The highlight of today’s position papers, however, are the more immediate 2013 recommendations to policy makers.
For instance, AGree proposes that the Supplemental Nutrition Assistance Program (SNAP) should be protected from “detrimental funding cuts and harmful structural changes that would undermine the program’s ability to serve the food insecure.”
With respect to immigration reform, AGree calls for “reform that provides a path to earned citizenship for undocumented immigrants currently in the U.S., particularly those working in the food and agriculture sectors.” They also support “a simple, efficient, and fair guest worker program that allows producers to hire seasonal foreign workers.”

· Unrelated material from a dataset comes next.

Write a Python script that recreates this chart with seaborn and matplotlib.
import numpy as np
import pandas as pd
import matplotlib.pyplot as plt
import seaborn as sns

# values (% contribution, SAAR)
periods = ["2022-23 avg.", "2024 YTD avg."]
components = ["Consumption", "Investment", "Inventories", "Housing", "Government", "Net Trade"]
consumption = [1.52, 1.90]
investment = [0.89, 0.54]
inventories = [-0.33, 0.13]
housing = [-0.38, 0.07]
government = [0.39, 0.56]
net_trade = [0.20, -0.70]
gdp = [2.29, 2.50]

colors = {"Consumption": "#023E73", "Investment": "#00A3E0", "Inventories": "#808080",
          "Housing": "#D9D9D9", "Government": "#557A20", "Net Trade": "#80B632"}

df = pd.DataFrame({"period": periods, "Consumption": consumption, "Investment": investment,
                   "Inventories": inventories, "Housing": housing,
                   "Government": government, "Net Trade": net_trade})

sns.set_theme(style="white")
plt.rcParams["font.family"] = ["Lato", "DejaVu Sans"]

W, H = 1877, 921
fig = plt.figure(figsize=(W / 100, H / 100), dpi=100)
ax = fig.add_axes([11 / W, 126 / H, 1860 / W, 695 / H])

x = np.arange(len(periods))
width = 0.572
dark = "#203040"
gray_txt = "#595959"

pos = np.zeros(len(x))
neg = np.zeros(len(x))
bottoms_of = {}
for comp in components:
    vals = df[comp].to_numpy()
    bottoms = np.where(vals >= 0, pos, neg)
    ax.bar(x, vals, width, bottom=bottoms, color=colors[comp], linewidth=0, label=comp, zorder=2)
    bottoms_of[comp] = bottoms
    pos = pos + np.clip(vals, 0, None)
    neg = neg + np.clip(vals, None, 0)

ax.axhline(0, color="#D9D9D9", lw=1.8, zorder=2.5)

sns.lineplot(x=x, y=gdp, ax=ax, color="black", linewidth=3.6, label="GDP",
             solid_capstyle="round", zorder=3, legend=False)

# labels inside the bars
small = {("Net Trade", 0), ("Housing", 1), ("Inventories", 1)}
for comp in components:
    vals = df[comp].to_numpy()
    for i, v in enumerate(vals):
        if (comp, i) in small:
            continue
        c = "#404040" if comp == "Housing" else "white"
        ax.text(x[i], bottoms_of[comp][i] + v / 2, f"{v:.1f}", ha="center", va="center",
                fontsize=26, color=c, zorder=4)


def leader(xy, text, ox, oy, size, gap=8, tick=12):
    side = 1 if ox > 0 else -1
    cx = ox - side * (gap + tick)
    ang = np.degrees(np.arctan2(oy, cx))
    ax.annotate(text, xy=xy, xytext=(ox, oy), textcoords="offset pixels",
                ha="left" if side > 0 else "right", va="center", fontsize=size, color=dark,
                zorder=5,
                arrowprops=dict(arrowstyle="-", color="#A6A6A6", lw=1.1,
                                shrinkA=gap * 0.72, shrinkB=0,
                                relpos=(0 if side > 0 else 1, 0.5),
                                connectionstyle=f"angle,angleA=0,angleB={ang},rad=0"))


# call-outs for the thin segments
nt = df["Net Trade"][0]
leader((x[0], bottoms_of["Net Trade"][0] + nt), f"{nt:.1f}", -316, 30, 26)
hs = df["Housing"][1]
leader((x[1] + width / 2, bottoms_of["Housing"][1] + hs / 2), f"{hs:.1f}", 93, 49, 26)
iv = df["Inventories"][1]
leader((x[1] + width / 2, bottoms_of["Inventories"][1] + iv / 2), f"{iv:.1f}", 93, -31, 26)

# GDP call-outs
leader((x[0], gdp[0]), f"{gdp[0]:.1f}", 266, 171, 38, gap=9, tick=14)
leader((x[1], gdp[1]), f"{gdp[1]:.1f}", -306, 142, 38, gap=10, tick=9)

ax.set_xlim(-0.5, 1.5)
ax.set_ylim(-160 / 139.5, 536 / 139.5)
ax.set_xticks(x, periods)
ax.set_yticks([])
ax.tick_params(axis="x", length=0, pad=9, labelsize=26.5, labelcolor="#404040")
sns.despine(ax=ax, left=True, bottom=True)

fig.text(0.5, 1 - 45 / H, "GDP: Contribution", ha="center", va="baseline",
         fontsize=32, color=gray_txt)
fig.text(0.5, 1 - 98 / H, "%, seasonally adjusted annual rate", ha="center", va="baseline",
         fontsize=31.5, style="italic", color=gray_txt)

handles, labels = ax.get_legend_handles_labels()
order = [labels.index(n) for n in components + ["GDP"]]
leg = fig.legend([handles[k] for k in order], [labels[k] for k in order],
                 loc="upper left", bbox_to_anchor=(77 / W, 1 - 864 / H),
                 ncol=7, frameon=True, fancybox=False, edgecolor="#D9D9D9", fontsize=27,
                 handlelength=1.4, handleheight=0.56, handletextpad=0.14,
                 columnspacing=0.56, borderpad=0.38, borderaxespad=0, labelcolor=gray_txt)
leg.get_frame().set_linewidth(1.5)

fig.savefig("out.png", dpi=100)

Quite a number of the new AGree recommendations track very closely with NSAC positions on the next farm bill. For instance, AGree endorses:
- Re-attaching conservation requirements to federal subsidies for crop insurance premiums;
- Increased funding for the Beginning Farmer and Rancher Development Program and the Rural Micro-Entrepreneur Assistance Program;
- Increased flexibility for schools to procure local, healthy food through the federal school meal programs;
- Support for EBT technoloogy to help connect federal nutrition program participants with fresh, local food at farmers’ markets;
- Funding incentives for the farmer-to-consumer purchase of fruits and vegetables through the SNAP program;
- Funding for the Seniors Farmers Market Nutrition Program; and
- Opposition to provisions in the House and Senate farm bills from last year that would micromanage and slow down requests for proposals for agricultural research projects.
NSAC appreciates the support from AGree on these positions and looks forward to continued dialogue as the longer-term policies are developed within the AGree process.

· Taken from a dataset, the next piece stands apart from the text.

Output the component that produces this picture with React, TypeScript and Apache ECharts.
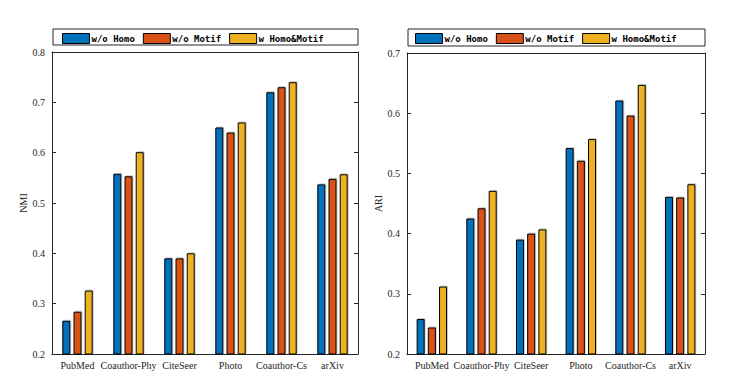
import React, { useEffect, useRef } from "react";
import * as echarts from "echarts";

const categories = ["PubMed", "Coauthor-Phy", "CiteSeer", "Photo", "Coauthor-Cs", "arXiv"];
const seriesNames = ["w/o Homo", "w/o Motif", "w Homo&Motif"];
const colors = ["#0072BD", "#D95319", "#EDB120"];

const nmiWoHomo = [0.266, 0.558, 0.39, 0.65, 0.72, 0.537];
const nmiWoMotif = [0.284, 0.553, 0.39, 0.64, 0.73, 0.548];
const nmiFull = [0.326, 0.601, 0.4, 0.66, 0.74, 0.557];

const ariWoHomo = [0.258, 0.425, 0.39, 0.542, 0.621, 0.461];
const ariWoMotif = [0.244, 0.442, 0.4, 0.521, 0.596, 0.46];
const ariFull = [0.312, 0.471, 0.407, 0.557, 0.647, 0.482];

const axisColor = "#262626";
const serif = "Liberation Serif";

export default function App() {
  const ref = useRef<HTMLDivElement>(null);
  useEffect(() => {
    if (!ref.current) return;
    const chart = echarts.init(ref.current, undefined, { renderer: "svg" });
    const grids = [
      { left: 52, right: 389, top: 52, bottom: 35 },
      { left: 407, right: 42, top: 53, bottom: 35 },
    ];
    const xAxes: any[] = [];
    const yAxes: any[] = [];
    [0, 1].forEach((g) => {
      xAxes.push({
        type: "category",
        gridIndex: g,
        data: categories,
        position: "bottom",
        axisLine: { lineStyle: { color: axisColor, width: 1 } },
        axisTick: { alignWithLabel: true, inside: true, length: 3, lineStyle: { color: axisColor } },
        axisLabel: { color: axisColor, fontFamily: serif, fontSize: 10, margin: 6, interval: 0 },
      });
      xAxes.push({
        type: "category",
        gridIndex: g,
        data: categories,
        position: "top",
        axisLine: { lineStyle: { color: axisColor, width: 1 } },
        axisTick: { alignWithLabel: true, inside: true, length: 3, lineStyle: { color: axisColor } },
        axisLabel: { show: false },
      });
      const max = g === 0 ? 0.8 : 0.7;
      yAxes.push({
        type: "value",
        gridIndex: g,
        min: 0.2,
        max,
        interval: 0.1,
        position: "left",
        name: g === 0 ? "NMI" : "ARI",
        nameLocation: "middle",
        nameGap: 14,
        nameTextStyle: { color: axisColor, fontFamily: serif, fontSize: 10 },
        axisLine: { show: true, lineStyle: { color: axisColor, width: 1 } },
        axisTick: { show: true, inside: true, length: 4, lineStyle: { color: axisColor } },
        axisLabel: { color: axisColor, fontFamily: serif, fontSize: 10, margin: 7, formatter: (v: number) => v.toFixed(1) },
        splitLine: { show: false },
      });
      yAxes.push({
        type: "value",
        gridIndex: g,
        min: 0.2,
        max,
        interval: 0.1,
        position: "right",
        axisLine: { show: true, lineStyle: { color: axisColor, width: 1 } },
        axisTick: { show: true, inside: true, length: 4, lineStyle: { color: axisColor } },
        axisLabel: { show: false },
        splitLine: { show: false },
      });
    });
    const data = [
      [nmiWoHomo, nmiWoMotif, nmiFull],
      [ariWoHomo, ariWoMotif, ariFull],
    ];
    const series: any[] = [];
    [0, 1].forEach((g) => {
      data[g].forEach((vals, i) => {
        series.push({
          type: "bar",
          name: seriesNames[i],
          xAxisIndex: g * 2,
          yAxisIndex: g * 2,
          data: vals,
          barWidth: 8,
          barGap: "40%",
          itemStyle: {
            color: colors[i],
            borderColor: "#000",
            borderWidth: 1,
            shadowColor: "rgba(0,0,0,0.2)",
            shadowBlur: 0,
            shadowOffsetX: 1,
            shadowOffsetY: -1,
          },
        });
      });
    });
    const legendCommon = {
      data: seriesNames.map((n) => ({ name: n, icon: "rect" })),
      itemWidth: 27,
      itemHeight: 10,
      itemGap: 8,
      selectedMode: false,
      padding: 0,
      itemStyle: { borderColor: "#000", borderWidth: 1, shadowBlur: 0, shadowColor: "transparent", shadowOffsetX: 0, shadowOffsetY: 0 },
      textStyle: {
        fontFamily: "DejaVu Sans Mono",
        fontWeight: "bold",
        fontSize: 9,
        color: "#000",
        padding: [0, 0, 0, -3],
      },
    };
    chart.setOption({
      animation: false,
      backgroundColor: "#fff",
      grid: grids,
      xAxis: xAxes,
      yAxis: yAxes,
      series,
      legend: [
        { ...legendCommon, left: 62, top: 33 },
        { ...legendCommon, left: 415, top: 33 },
      ],
      graphic: [
        {
          type: "rect",
          shape: { x: 53, y: 29, width: 305, height: 16 },
          style: { fill: "none", stroke: axisColor, lineWidth: 1 },
          z: -1,
        },
        {
          type: "rect",
          shape: { x: 408, y: 29, width: 297, height: 17 },
          style: { fill: "none", stroke: axisColor, lineWidth: 1 },
          z: -1,
        },
      ],
    });
    return () => chart.dispose();
  }, []);
  return <div ref={ref} style={{ width: 747, height: 389, position: "absolute", left: 0, top: 0 }} />;
}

AGree is co-chaired by former Secretary of Agriculture Dan Glickman, former Deputy Secretary of Agriculture Jim Moseley, Stonyfield Farm Chairman Gary Hirshberg, and former USAID Assistant Administrator for Growth, Agriculture, and Trade Emmy Simmons.
It is funded by the Ford Foundation, Bill & Melinda Gates Foundation, The David and Lucile Packard Foundation, W.K. Kellogg Foundation, The McKnight Foundation, Robert Wood Johnson Foundation, Rockefeller Foundation, and The Walton Family Foundation.